As a group of emerging liquid-like thermoelectric materials for waste heat recovery into useful energy, di-chalcogenides Cu₂(S, Se, Te) have been considered as superionic thermoelectric materials. Due to their highly disordered degree of Cu-ion in the crystal lattice, Cu₂(S, Se, Te) compounds can exhibit ultralow thermal conductivity, and in the meantime, their rigid sublattice can decently maintain the electrical performance, making them distinct from other state-of-the-art thermoelectric materials.
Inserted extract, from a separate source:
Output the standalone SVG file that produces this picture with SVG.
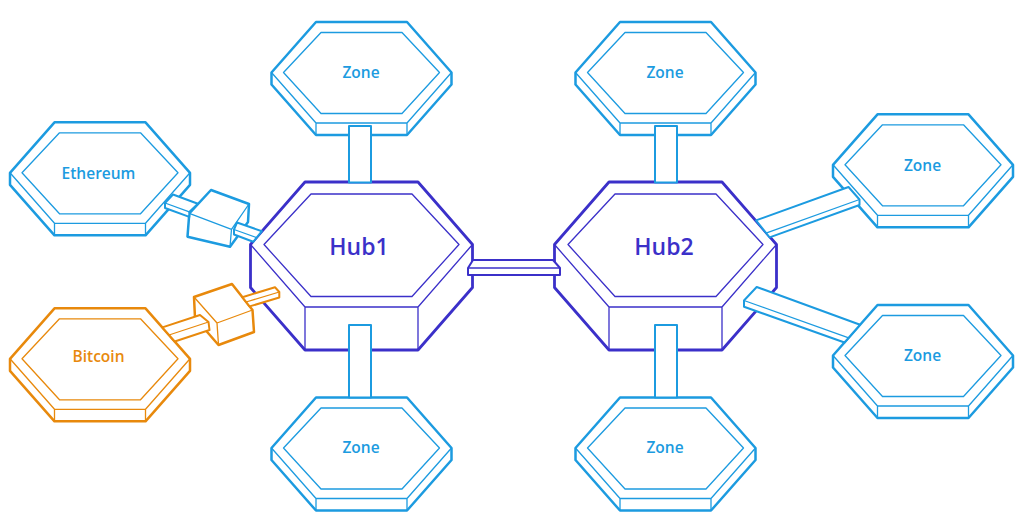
<svg xmlns="http://www.w3.org/2000/svg" xmlns:xlink="http://www.w3.org/1999/xlink" width="1024" height="530" viewBox="0 0 1024 530">
<style>
.blue{color:#1c9be0}
.hub{color:#3b30c9}
.orange{color:#e8890c}
.outer{fill:#fff;stroke:currentColor;stroke-width:2.5;stroke-linejoin:round}
.thin{fill:none;stroke:currentColor;stroke-width:1.3;stroke-linejoin:round}
.conn{fill:#fff;stroke:currentColor;stroke-width:2;stroke-linejoin:round}
.lbl{font-family:"Open Sans","Liberation Sans",sans-serif;font-weight:600;text-anchor:middle;fill:currentColor}
.zt{font-size:15.5px}
.ht{font-size:23px}
</style>
<defs>
<g id="zoneShape">
<path class="outer" d="M-45.5,-50.5 H45.5 L90,0 V12 L45.5,62.5 H-45.5 L-90,12 V0 Z"/>
<path class="thin" d="M-90,0 L-45.5,50.5 H45.5 L90,0 M-45.5,50.5 V62.5 M45.5,50.5 V62.5"/>
<path class="thin" d="M-40.5,-40 H40.5 L78,0 L40.5,41 H-40.5 L-78,0 Z"/>
</g>
<g id="hubShape">
<path class="outer" style="stroke-width:2.8" d="M-56.5,-62.5 H56.5 L111,0 V43 L56.5,105.5 H-56.5 L-111,43 V0 Z"/>
<path class="thin" d="M-111,0 L-56.5,62.5 H56.5 L111,0 M-56.5,62.5 V105.5 M56.5,62.5 V105.5"/>
<path class="thin" d="M-50.5,-50.5 H50.5 L97.5,0 L50.5,52 H-50.5 L-97.5,0 Z"/>
</g>
</defs>
<rect width="1024" height="530" fill="#fff"/>
<g id="nodes">
<g id="zone-top-left" class="blue"><use xlink:href="#zoneShape" transform="translate(361.5,72.5)"/><text class="lbl zt" x="361" y="78">Zone</text></g>
<g id="zone-top-right" class="blue"><use xlink:href="#zoneShape" transform="translate(665.5,72.5)"/><text class="lbl zt" x="665" y="78">Zone</text></g>
<g id="zone-bottom-left" class="blue"><use xlink:href="#zoneShape" transform="translate(361.5,448)"/><text class="lbl zt" x="361" y="453">Zone</text></g>
<g id="zone-bottom-right" class="blue"><use xlink:href="#zoneShape" transform="translate(665.5,448)"/><text class="lbl zt" x="665" y="453">Zone</text></g>
<g id="zone-right-upper" class="blue"><use xlink:href="#zoneShape" transform="translate(923,164.8)"/><text class="lbl zt" x="922.5" y="171">Zone</text></g>
<g id="zone-right-lower" class="blue"><use xlink:href="#zoneShape" transform="translate(923,355.5)"/><text class="lbl zt" x="922.5" y="361">Zone</text></g>
<g id="ethereum" class="blue"><use xlink:href="#zoneShape" transform="translate(100,172.8)"/><text class="lbl zt" x="98.5" y="179">Ethereum</text></g>
<g id="bitcoin" class="orange"><use xlink:href="#zoneShape" transform="translate(100,358.8)"/><text class="lbl zt" x="98.5" y="361.5">Bitcoin</text></g>
<g id="hub1" class="hub"><use xlink:href="#hubShape" transform="translate(361.5,244.5)"/><text class="lbl ht" x="359" y="255">Hub1</text></g>
<g id="hub2" class="hub"><use xlink:href="#hubShape" transform="translate(665.5,244.5)"/><text class="lbl ht" x="664" y="255">Hub2</text></g>
<g id="eth-peg" class="blue">
<path class="outer" d="M211,190 L249,204 L248,222 L230,246.7 L187.5,236.7 L189.3,213.3 Z"/>
<path class="thin" d="M189.3,213.3 L231.5,229.3 L249,204 M231.5,229.3 L230,246.7"/>
</g>
<g id="btc-peg" class="orange">
<path class="outer" d="M194,297 L232,284 L252.5,310 L254,332 L218.5,345 L195,318 Z"/>
<path class="thin" d="M194,297 L217,323 L252.5,310 M217,323 L218.5,345"/>
</g>
</g>
<g id="connectors">
<g class="blue">
<rect class="conn" x="349" y="126" width="22" height="56.5"/>
<rect class="conn" x="349" y="325" width="22" height="72.5"/>
<rect class="conn" x="655" y="126" width="22" height="56.5"/>
<rect class="conn" x="655" y="325" width="22" height="72.5"/>
<path class="conn" d="M173,194.5 L197.9,203.7 L189.3,211.9 L189.3,216.9 L165,208 L165,203 Z"/>
<path class="thin" d="M165,203 L189.3,211.9"/>
<path class="conn" d="M237,222.5 L261.9,231.2 L253.2,241.8 L234,234.5 L234,229.5 Z"/>
<path class="thin" d="M234,229.5 L256.5,237.6"/>
<path class="conn" d="M756,220.4 L848.5,187 L859.5,199.5 L859.5,205 L769.6,237.4 Z"/>
<path class="thin" d="M766,233.2 L859.5,199.5"/>
<path class="conn" d="M756.7,287 L860.1,324.7 L844.5,342.5 L744,306.7 L744,300.5 Z"/>
<path class="thin" d="M744,300.5 L848.7,337.8"/>
</g>
<g class="orange">
<path class="conn" d="M162.4,327.4 L200,315 L208.5,322 L209.5,330 L174.7,341.5 Z"/>
<path class="thin" d="M169,335 L208.5,322"/>
<path class="conn" d="M242.3,297.2 L275,287.3 L279.3,292 L279.3,297.5 L249.6,306.4 Z"/>
<path class="thin" d="M246.1,302 L279.3,292"/>
</g>
<g class="hub">
<path class="conn" d="M473,260 L553,260 L560,268 L560,275 L468,275 L468,268 Z"/>
<path class="thin" d="M468,268 L560,268"/>
</g>
</g>
</svg>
This review summarizes the well-designed strategies to realize the impressive performance in thermoelectric materials and their modules by linking the adopted approaches such as defect engineering, interfaces, nano-porous inclusions, thin films, dislocations, nano-inclusions, and polycrystalline bulks etc., with the moderate design of the device. Some recent reports are selected to outline the fundamentals, underlined challenges, outlooks, and future development of Cu₂(S, Se, Te) liquid-like thermoelectric materials. We expect that this review covers the needs of future researchers in choosing some potential materials to explore thermoelectricity and other efficient energy conversion technologies.